Modal caleg besar, tak sebanding dengan pendapatan bersihnya, namun banyak yang mau keluar duit. Apa yang diincarnya?
Oleh
A AGOES SOEDIAMHADI
·1 menit baca
Gaji dan tunjangan anggota DPRD DKI Jakarta Rp 83 juta setiap bulan. Dari jumlah itu, sekitar Rp 15 juta untuk partai, Rp 20 juta untuk kegiatan sosial, dan Rp 25 juta untuk menggaji lima anggota stafnya. Pendapatan bersihnya sekitar Rp 23 juta per bulan.
Untuk maju menjadi caleg pada 2019 perlu modal sekitar Rp 500 juta. Uang itu untuk membeli alat peraga kampanye dan konsumsi ketika melakukan pertemuan dengan konstituen (Kompas, 15/10/2023).
Kalau uang tersebut merupakan pinjaman selama lima tahun dengan bunga 6 persen per tahun, angsurannya sekitar Rp 9,6 juta per bulan, sehingga pendapatannya tinggal Rp 13,4 juta per bulan.
Menjadi wakil rakyat dengan penghasilan sebesar itu jelas tidak memadai.
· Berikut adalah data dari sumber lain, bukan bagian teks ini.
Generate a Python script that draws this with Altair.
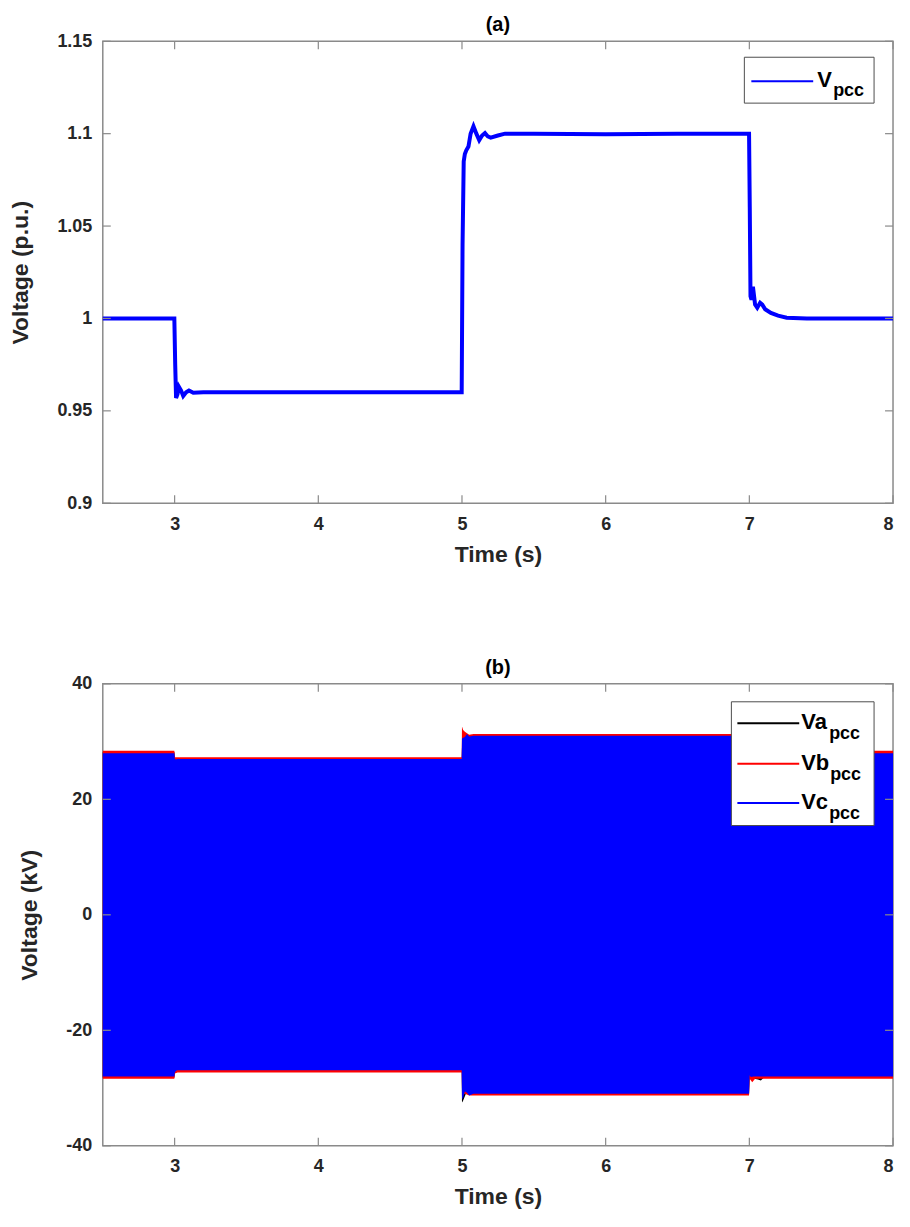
import altair as alt
import pandas as pd

# ---------------- panel (a): Vpcc (p.u.) ----------------
A_T = [2.5, 2.998, 3.004, 3.010, 3.020, 3.030, 3.045, 3.060, 3.080, 3.100, 3.130, 3.200, 4.000, 4.998,
       5.004, 5.012, 5.020, 5.030, 5.045, 5.060, 5.080, 5.100, 5.120, 5.140, 5.160, 5.180, 5.200, 5.250,
       5.300, 5.500, 6.000, 6.500, 6.998,
       7.003, 7.008, 7.015, 7.025, 7.040, 7.055, 7.075, 7.090, 7.110, 7.150, 7.200, 7.260, 7.400, 8.0]
A_V = [1.000, 1.000, 0.975, 0.957, 0.959, 0.963, 0.961, 0.958, 0.960, 0.961, 0.9598, 0.960, 0.960, 0.960,
       1.040, 1.085, 1.089, 1.091, 1.093, 1.100, 1.104, 1.100, 1.0965, 1.099, 1.1003, 1.0985, 1.0978, 1.099,
       1.100, 1.100, 1.0997, 1.100, 1.100,
       1.060, 1.012, 1.0101, 1.0172, 1.0075, 1.0058, 1.0085, 1.0075, 1.005, 1.003, 1.0015, 1.0004, 1.000, 1.000]

# ---------------- panel (b): phase voltage envelopes (kV) ----------------
VA_T = [2.5, 2.998, 3.002, 4.998, 5.000, 5.006, 5.030, 5.080, 6.998, 7.002, 7.060, 7.080, 7.100, 8.0]
VA_HI = [28.2, 28.2, 27.1, 27.1, 29.0, 30.5, 30.8, 30.9, 30.9, 28.2, 28.2, 28.2, 28.2, 28.2]
VA_LO = [-28.2, -28.2, -27.2, -27.2, -32.5, -32.3, -30.8, -31.0, -31.0, -28.2, -28.5, -28.7, -28.2, -28.2]

VB_T = [2.5, 2.998, 3.002, 3.020, 4.998, 5.000, 5.008, 5.020, 5.050, 5.080, 6.998, 7.002, 7.020, 7.040, 8.0]
VB_HI = [28.4, 28.4, 27.3, 27.3, 27.3, 32.6, 32.0, 31.7, 31.2, 31.3, 31.3, 28.4, 28.4, 28.4, 28.4]
VB_LO = [-28.4, -28.4, -27.5, -27.3, -27.3, -30.0, -31.2, -31.0, -31.3, -31.3, -31.3, -28.4, -29.0, -28.4, -28.4]

VC_T = [2.5, 2.998, 3.002, 3.010, 3.020, 4.998, 5.000, 5.005, 5.020, 5.035, 5.050, 5.080, 6.998, 7.002,
        7.010, 7.030, 8.0]
VC_HI = [28.0, 28.0, 27.0, 26.9, 27.0, 27.0, 30.5, 30.6, 30.8, 31.3, 30.9, 31.0, 31.0, 28.1, 28.0, 28.0, 28.0]
VC_LO = [-28.0, -28.0, -27.3, -27.0, -26.9, -26.9, -31.5, -32.0, -30.6, -30.8, -31.3, -31.0, -31.0, -27.8,
         -28.1, -28.0, -28.0]

X_TICKS = [3, 4, 5, 6, 7, 8]
YA_TICKS = [0.9, 0.95, 1, 1.05, 1.1, 1.15]
YB_TICKS = [-40, -20, 0, 20, 40]

LEG_A = ["V"]
LEG_B = ["Va", "Vb", "Vc"]
LEG_SUB = "pcc"
COL_A = "#0000ff"
COLS_B = ["#000000", "#ff0000", "#0000ff"]

# ---------------- styling ----------------
W, H = 792, 463
FONT = "Liberation Sans"
FRAME = "#8a8a8a"
TICK_LEN = 8
LEG_FS, SUB_FS = 22, 18
LX = W - 798  # legend shift so it keeps its place against the right frame

one = pd.DataFrame({"k": [0]})
xt_df = pd.DataFrame({"t": X_TICKS})

X_AXIS = alt.Axis(values=X_TICKS, title="Time (s)", labelExpr="'' + datum.value", labelFlush=True)


def xenc():
    return alt.X("t:Q", scale=alt.Scale(domain=[2.5, 8], nice=False, zero=False), axis=X_AXIS)


def yenc(field, ydomain, yvals, title):
    return alt.Y(field, scale=alt.Scale(domain=ydomain, nice=False, zero=False),
                 axis=alt.Axis(values=yvals, title=title, labelExpr="'' + datum.value"))


def ticks_layers(ydomain, yvals, title):
    yt_df = pd.DataFrame({"v": yvals})
    r = alt.Chart(xt_df).mark_rule(color=FRAME, strokeWidth=1.2)
    ry = alt.Chart(yt_df).mark_rule(color=FRAME, strokeWidth=1.2)
    ye = yenc("v:Q", ydomain, yvals, title)
    return [
        r.encode(x=xenc(), y=alt.value(H), y2=alt.value(H - TICK_LEN)),
        r.encode(x=xenc(), y=alt.value(0), y2=alt.value(TICK_LEN)),
        ry.encode(y=ye, x=alt.value(0), x2=alt.value(TICK_LEN)),
        ry.encode(y=ye, x=alt.value(W - TICK_LEN), x2=alt.value(W)),
    ]


def legend_layers(box, rows, colors, line_x, row_y, text_x, base_dy, sub_dx, sub_dy):
    x0, x1, y0, y1 = box
    layers = [alt.Chart(one).mark_rect(fill="white", stroke="#4d4d4d", strokeWidth=1).encode(
        x=alt.value(x0 + LX), x2=alt.value(x1 + LX), y=alt.value(y0), y2=alt.value(y1))]
    for i, (lab, col) in enumerate(zip(rows, colors)):
        yy = row_y[i]
        layers.append(alt.Chart(one).mark_rule(color=col, strokeWidth=2).encode(
            x=alt.value(line_x[0] + LX), x2=alt.value(line_x[1] + LX), y=alt.value(yy)))
        layers.append(alt.Chart(one).mark_text(
            text=lab, font=FONT, fontSize=LEG_FS, fontWeight="bold", align="left",
            baseline="alphabetic", color="black").encode(
            x=alt.value(text_x + LX), y=alt.value(yy + base_dy)))
        layers.append(alt.Chart(one).mark_text(
            text=LEG_SUB, font=FONT, fontSize=SUB_FS, fontWeight="bold", align="left",
            baseline="alphabetic", color="black").encode(
            x=alt.value(text_x + sub_dx[i] + LX), y=alt.value(yy + sub_dy)))
    return layers


def ptitle(s):
    return alt.TitleParams(s, font=FONT, fontSize=20, fontWeight="bold", offset=-3,
                           frame="group", anchor="middle", color="black")


# ---------------- panel (a) ----------------
df_a = pd.DataFrame({"t": A_T, "v": A_V})
line_a = alt.Chart(df_a).mark_line(color=COL_A, strokeWidth=4).encode(
    x=xenc(), y=yenc("v:Q", [0.9, 1.15], YA_TICKS, "Voltage (p.u.)"))
panel_a = alt.layer(
    line_a,
    *ticks_layers([0.9, 1.15], YA_TICKS, "Voltage (p.u.)"),
    *legend_layers((649, 779, 16, 62), LEG_A, [COL_A], (656, 718), [40], 722, 6, [16], 15),
).properties(width=W, height=H, title=ptitle("(a)"))


# ---------------- panel (b) ----------------
def env(ts, hi, lo, col):
    df = pd.DataFrame({"t": ts, "v": hi, "lo": lo})
    return alt.Chart(df).mark_area(color=col, opacity=1).encode(
        x=xenc(), y=yenc("v:Q", [-40, 40], YB_TICKS, "Voltage (kV)"), y2="lo:Q")


panel_b = alt.layer(
    env(VA_T, VA_HI, VA_LO, COLS_B[0]),
    env(VB_T, VB_HI, VB_LO, COLS_B[1]),
    env(VC_T, VC_HI, VC_LO, COLS_B[2]),
    *ticks_layers([-40, 40], YB_TICKS, "Voltage (kV)"),
    *legend_layers((636, 779, 18, 142), LEG_B, COLS_B, (642, 704), [39.5, 80, 119.5], 706, 6,
                   [28, 29, 28], 16),
).properties(width=W, height=H, title=ptitle("(b)"))

chart = alt.vconcat(panel_a, panel_b, spacing=90).properties(
    padding={"left": 1, "top": 5, "right": 0, "bottom": 0}
).configure_view(
    stroke=FRAME, strokeWidth=1.5
).configure_axis(
    domain=False, ticks=False, tickSize=0, grid=False,
    labelFont=FONT, labelFontSize=18, labelFontWeight="bold", labelColor="#262626",
    titleFont=FONT, titleFontSize=23, titleFontWeight="bold", titleColor="#262626",
).configure_axisX(
    labelPadding=12, titlePadding=10
).configure_axisY(
    labelPadding=11, titlePadding=24
)

chart.save("out.html", embed_options={"renderer": "svg", "actions": False})
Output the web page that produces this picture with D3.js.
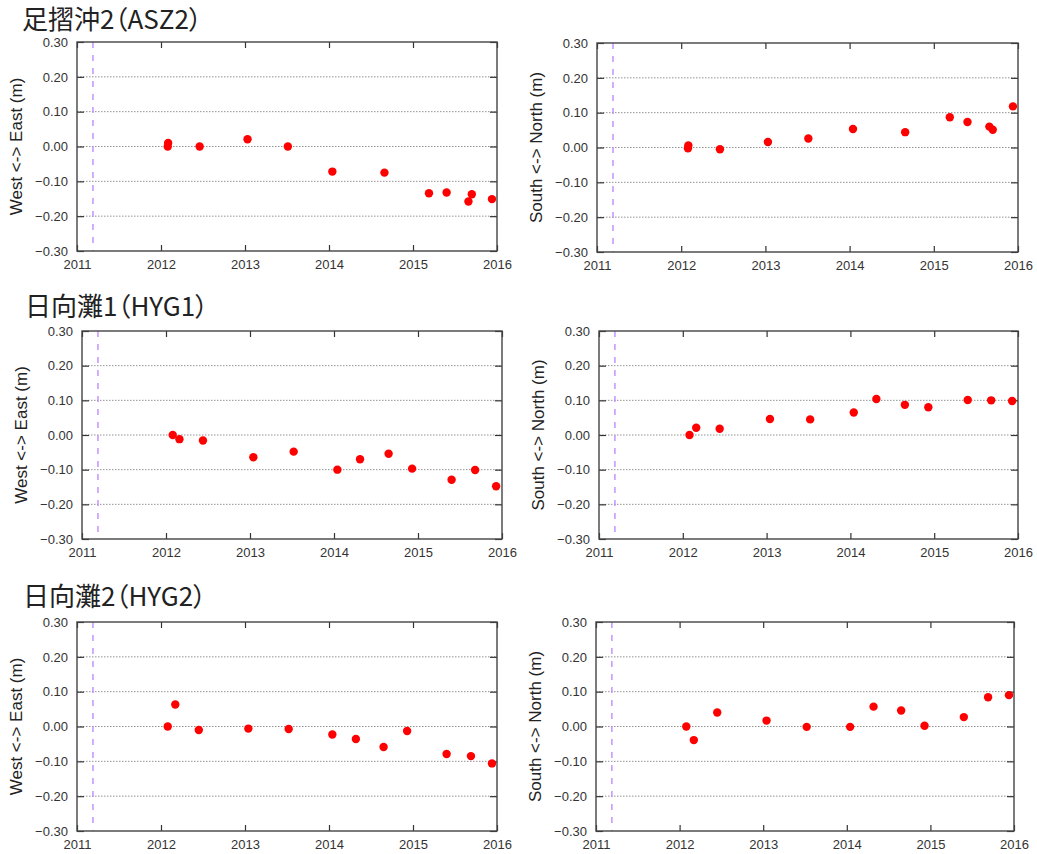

Namun, nyatanya, banyak orang mau mengeluarkan uang lebih banyak lagi untuk dapat meraihnya. Pasti ada yang diincarnya, selain kedudukan yang terhormat, kekuasaan dan tentu kekayaan meski dengan jalan haram. Faktanya, dalam 20 tahun terakhir terdapat 344 anggota DPR dan DPRD tersangkut kasus korupsi.
Sistem pemilihan wakil rakyat perlu dibenahi. Partai politik sebagai aktor utama perlu bertanggung jawab.
Politik berbiaya tinggi hanya bisa diikuti orang kaya. Sekitar 55 persen anggota DPR/DPRD berlatar belakang pebisnis. Dengan demikian, kebijakan yang diambil tentu untuk melindungi kepentingan pengusaha dan orang kaya. Unjuk rasa buruh yang menolak upah minimum serta belum disahkannya Rancangan Undang-Undang Perampasan Aset merupakan bukti ke mana para anggota DPR/DPRD tersebut berpihak.
Oleh sebab itu, sistem pemilihan wakil rakyat perlu dibenahi. Partai politik sebagai aktor utama perlu bertanggung jawab. Jika tidak, sampai Indonesia Emas terwujud, kemakmuran hanya akan dinikmati pengusaha dan orang kaya. Rakyat biasa tetap menjadi penonton.
Sampai kapan rakyat yang merupakan mayoritas dan pemilik negeri ini tidak dikelabui wakilnya?